If you have multiple work items and each requires several steps to complete, you can use the pipelining technique to improve the cluster utilization and increase the throughput of your system.

Note

Pipelining is an important technique to improve the performance and is heavily used by Ray libraries. See Ray Data as an example.

Example use case#

A component of your application needs to do both compute-intensive work and communicate with other processes. Ideally, you want to overlap computation and communication to saturate the CPU and increase the overall throughput.

Code example#

import ray


@ray.remote
class WorkQueue:
    def __init__(self):
        self.queue = list(range(10))

    def get_work_item(self):
        if self.queue:
            return self.queue.pop(0)
        else:
            return None


@ray.remote
class WorkerWithoutPipelining:
    def __init__(self, work_queue):
        self.work_queue = work_queue

    def process(self, work_item):
        print(work_item)

    def run(self):
        while True:
            # Get work from the remote queue.
            work_item = ray.get(self.work_queue.get_work_item.remote())

            if work_item is None:
                break

            # Do work.
            self.process(work_item)


@ray.remote
class WorkerWithPipelining:
    def __init__(self, work_queue):
        self.work_queue = work_queue

    def process(self, work_item):
        print(work_item)

    def run(self):
        self.work_item_ref = self.work_queue.get_work_item.remote()

        while True:
            # Get work from the remote queue.
            work_item = ray.get(self.work_item_ref)

            if work_item is None:
                break

            self.work_item_ref = self.work_queue.get_work_item.remote()

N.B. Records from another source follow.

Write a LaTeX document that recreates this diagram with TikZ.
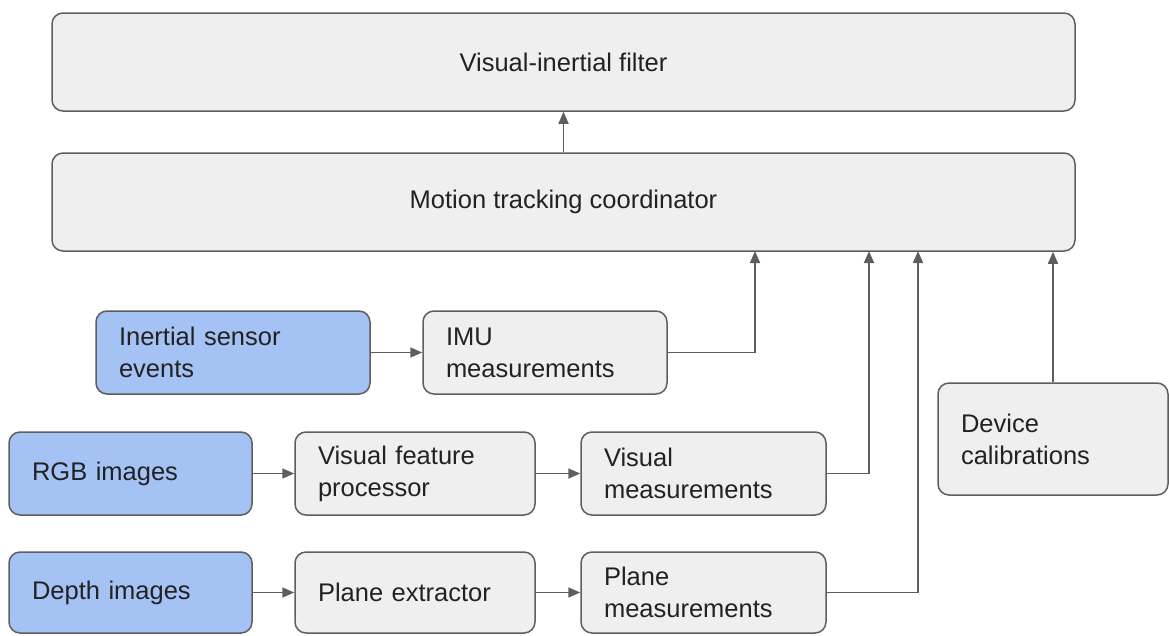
\documentclass[tikz,border=0pt]{standalone}
\usepackage{fontspec}
\setmainfont{Liberation Sans}
\usetikzlibrary{arrows.meta}
\definecolor{boxgray}{HTML}{EFEFEF}
\definecolor{boxblue}{HTML}{A4C2F4}
\definecolor{edge}{HTML}{5E5E5E}
\definecolor{ink}{HTML}{222222}
\tikzset{
  box/.style={draw=edge, line width=1.5pt, rounded corners=11pt, fill=boxgray,
    text=ink, font=\fontsize{25.5}{32}\selectfont, inner sep=0pt},
  wide/.style={box, minimum width=1023pt, minimum height=98pt, align=center},
  small/.style={box, minimum height=83pt, inner xsep=23pt, align=left},
  src/.style={small, fill=boxblue},
  arr/.style={draw=edge, line width=1.6pt, -{Triangle[length=12pt,width=10pt]}}
}
\begin{document}
\begin{tikzpicture}[x=1pt,y=-1pt]
\useasboundingbox (0,0) rectangle (1169,635);

% stacked top blocks
\node[wide] (filter) at (563.5,62) {Visual-inertial filter};
\node[wide] (coord) at (563.5,202) {Motion tracking coordinator};

% inertial branch
\node[src, text width=228pt] (inertial) at (233,352.5) {Inertial sensor\\events};
\node[small, text width=198pt] (imu) at (545,352.5) {IMU\\measurements};

% visual branch
\node[src, text width=197pt] (rgb) at (130.5,473.5) {RGB images};
\node[small, text width=194pt] (vfp) at (415,473.5) {Visual feature\\processor};
\node[small, text width=199pt] (vm) at (703.5,473.5) {Visual\\measurements};

% depth branch
\node[src, text width=197pt, minimum height=81pt] (depth) at (130.5,592.5) {Depth images};
\node[small, text width=194pt, minimum height=81pt] (pe) at (415,592.5) {Plane extractor};
\node[small, text width=199pt, minimum height=81pt] (pm) at (703.5,592.5) {Plane\\measurements};

% calibration data
\node[small, text width=184pt, minimum height=112pt] (dev) at (1053,439) {Device\\calibrations};

% entry points on the coordinator
\coordinate (inImu) at (755,251);
\coordinate (inVis) at (869,251);
\coordinate (inPlane) at (918,251);

\draw[arr] (coord.north) -- (filter.south);
\draw[arr] (inertial.east) -- (imu.west);
\draw[arr] (rgb.east) -- (vfp.west);
\draw[arr] (vfp.east) -- (vm.west);
\draw[arr] (depth.east) -- (pe.west);
\draw[arr] (pe.east) -- (pm.west);
\draw[arr] (imu.east) -| (inImu);
\draw[arr] (vm.east) -| (inVis);
\draw[arr] (pm.east) -| (inPlane);
\draw[arr] (dev.north) -- (dev.north |- coord.south);
\end{tikzpicture}
\end{document}
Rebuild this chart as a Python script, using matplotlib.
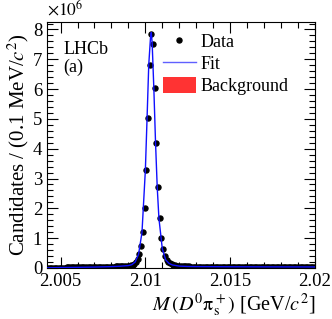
import matplotlib
matplotlib.use('Agg')
import matplotlib.pyplot as plt
from matplotlib.ticker import MultipleLocator
from matplotlib.patches import Patch
from matplotlib.lines import Line2D

# bin edges every 0.1 MeV, centres from 2.00405 to 2.01995 GeV (values in units of 1e6)
first_centre = 2.00405
bin_width = 0.0001
counts = [
    # 2.00405 - 2.00495
    0.004, 0.006, 0.007, 0.008, 0.009, 0.010, 0.011, 0.012, 0.012, 0.013,
    # 2.00505 - 2.00595
    0.014, 0.015, 0.015, 0.016, 0.017, 0.018, 0.018, 0.019, 0.020, 0.021,
    # 2.00605 - 2.00695
    0.021, 0.022, 0.023, 0.024, 0.025, 0.026, 0.026, 0.027, 0.028, 0.029,
    # 2.00705 - 2.00795
    0.030, 0.031, 0.032, 0.033, 0.035, 0.036, 0.038, 0.039, 0.041, 0.043,
    # 2.00805 - 2.00895
    0.045, 0.048, 0.050, 0.052, 0.055, 0.058, 0.061, 0.064, 0.068, 0.072,
    # 2.00905 - 2.00995
    0.080, 0.090, 0.110, 0.145, 0.200, 0.300, 0.460, 0.720, 1.190, 2.000,
    # 2.01005 - 2.01095
    3.280, 5.020, 6.820, 7.850, 7.500, 6.020, 4.200, 2.700, 1.660, 1.020,
    # 2.01105 - 2.01195
    0.640, 0.400, 0.270, 0.190, 0.150, 0.120, 0.100, 0.085, 0.075, 0.068,
    # 2.01205 - 2.01295
    0.062, 0.058, 0.054, 0.051, 0.050, 0.049, 0.048, 0.047, 0.047, 0.046,
    # 2.01305 - 2.01395
    0.046, 0.045, 0.045, 0.045, 0.044, 0.044, 0.044, 0.043, 0.043, 0.043,
    # 2.01405 - 2.01495
    0.043, 0.042, 0.042, 0.042, 0.042, 0.041, 0.041, 0.041, 0.041, 0.041,
    # 2.01505 - 2.01595
    0.040, 0.040, 0.040, 0.040, 0.040, 0.040, 0.039, 0.039, 0.039, 0.039,
    # 2.01605 - 2.01695
    0.039, 0.039, 0.038, 0.038, 0.038, 0.038, 0.038, 0.038, 0.038, 0.037,
    # 2.01705 - 2.01795
    0.037, 0.037, 0.037, 0.037, 0.037, 0.037, 0.037, 0.036, 0.036, 0.036,
    # 2.01805 - 2.01895
    0.036, 0.036, 0.036, 0.036, 0.036, 0.036, 0.035, 0.035, 0.035, 0.035,
    # 2.01905 - 2.01995
    0.035, 0.035, 0.035, 0.035, 0.035, 0.035, 0.035, 0.034, 0.034, 0.034,
]
mass = [first_centre + i * bin_width for i in range(len(counts))]

# fit curve (values in units of 1e6)
fit_mass = [2.0042, 2.0050, 2.0060, 2.0070, 2.0080, 2.0085, 2.0090, 2.0092,
            2.0094, 2.0096, 2.0098, 2.0100, 2.0101, 2.0102, 2.0103, 2.01035,
            2.0104, 2.0105, 2.0106, 2.0107, 2.0108, 2.0110, 2.0112, 2.0114,
            2.0116, 2.0120, 2.0125, 2.0130, 2.0140, 2.0150, 2.0160, 2.0170,
            2.0180, 2.0190, 2.0200]
fit_vals = [0.004, 0.014, 0.021, 0.030, 0.045, 0.058, 0.080, 0.110,
            0.200, 0.460, 1.190, 3.280, 5.020, 6.820, 7.700, 7.900,
            7.550, 6.020, 4.200, 2.700, 1.660, 0.640, 0.270, 0.150,
            0.100, 0.062, 0.050, 0.046, 0.043, 0.040, 0.039, 0.037,
            0.036, 0.035, 0.034]

# combinatorial background (values in units of 1e6)
bkg_mass = [2.0042, 2.0050, 2.0060, 2.0080, 2.0100, 2.0120, 2.0140, 2.0160,
            2.0180, 2.0200]
bkg_vals = [0.000, 0.006, 0.009, 0.012, 0.015, 0.017, 0.019, 0.020,
            0.021, 0.022]

plt.rcParams['font.family'] = ['Liberation Serif', 'DejaVu Serif']
plt.rcParams['mathtext.fontset'] = 'stix'

fig = plt.figure(figsize=(3.32, 3.19), dpi=100)
ax = fig.add_axes([0.1416, 0.160, 0.807, 0.771])

ax.fill_between(bkg_mass, 0, bkg_vals, color='#ff3333', lw=0, zorder=1)
ax.plot(mass, counts, 'o', color='black', markersize=3.6, zorder=2)
ax.plot(fit_mass, fit_vals, '-', color='#1010ff', lw=1.0, zorder=3)

ax.set_xlim(2.0042, 2.02)
ax.set_ylim(0, 8.25)
ax.xaxis.set_major_locator(MultipleLocator(0.005))
ax.xaxis.set_minor_locator(MultipleLocator(0.001))
ax.yaxis.set_major_locator(MultipleLocator(1))
ax.yaxis.set_minor_locator(MultipleLocator(0.2))
ax.set_xticks([2.005, 2.01, 2.015, 2.02])
ax.set_xticklabels(['2.005', '2.01', '2.015', '2.02'])
ax.tick_params(which='both', direction='in', top=True, right=True, labelsize=13.5)
ax.tick_params(which='major', length=8, width=0.8)
ax.tick_params(which='minor', length=4, width=0.8)

ax.set_ylabel(r'Candidates / (0.1 MeV/$c^2$)', fontsize=15, labelpad=1)
ax.set_xlabel(r'$M\,(D^0\mathrm{\pi}^+_{\mathrm{s}})$ [GeV/$c^2$]', fontsize=14.5,
              loc='right', labelpad=1)
ax.text(0.0, 1.01, r'$\times10^6$', transform=ax.transAxes, fontsize=12.5,
        ha='left', va='bottom')

ax.text(0.06, 0.89, 'LHCb', transform=ax.transAxes, fontsize=13, ha='left', va='center')
ax.text(0.06, 0.815, '(a)', transform=ax.transAxes, fontsize=13, ha='left', va='center')

handles = [Line2D([], [], marker='o', color='black', ls='none', markersize=3.6),
           Line2D([], [], color='#6060ff', lw=1.0),
           Patch(facecolor='#ff3333', edgecolor='none')]
ax.legend(handles, ['Data', 'Fit', 'Background'], loc='upper left',
          bbox_to_anchor=(0.433, 0.956), frameon=False, fontsize=13,
          handlelength=1.8, handleheight=1.0, handletextpad=0.3,
          labelspacing=0.2, borderaxespad=0.0, borderpad=0.0)

fig.savefig('out.png', dpi=100)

            # Do work while we are fetching the next work item.
            self.process(work_item)


work_queue = WorkQueue.remote()
worker_without_pipelining = WorkerWithoutPipelining.remote(work_queue)
ray.get(worker_without_pipelining.run.remote())

work_queue = WorkQueue.remote()
worker_with_pipelining = WorkerWithPipelining.remote(work_queue)
ray.get(worker_with_pipelining.run.remote())

In the example above, a worker actor pulls work off of a queue and then does some computation on it. Without pipelining, we call ray.get() immediately after requesting a work item, so we block while that RPC is in flight, causing idle CPU time. With pipelining, we instead preemptively request the next work item before processing the current one, so we can use the CPU while the RPC is in flight which increases the CPU utilization.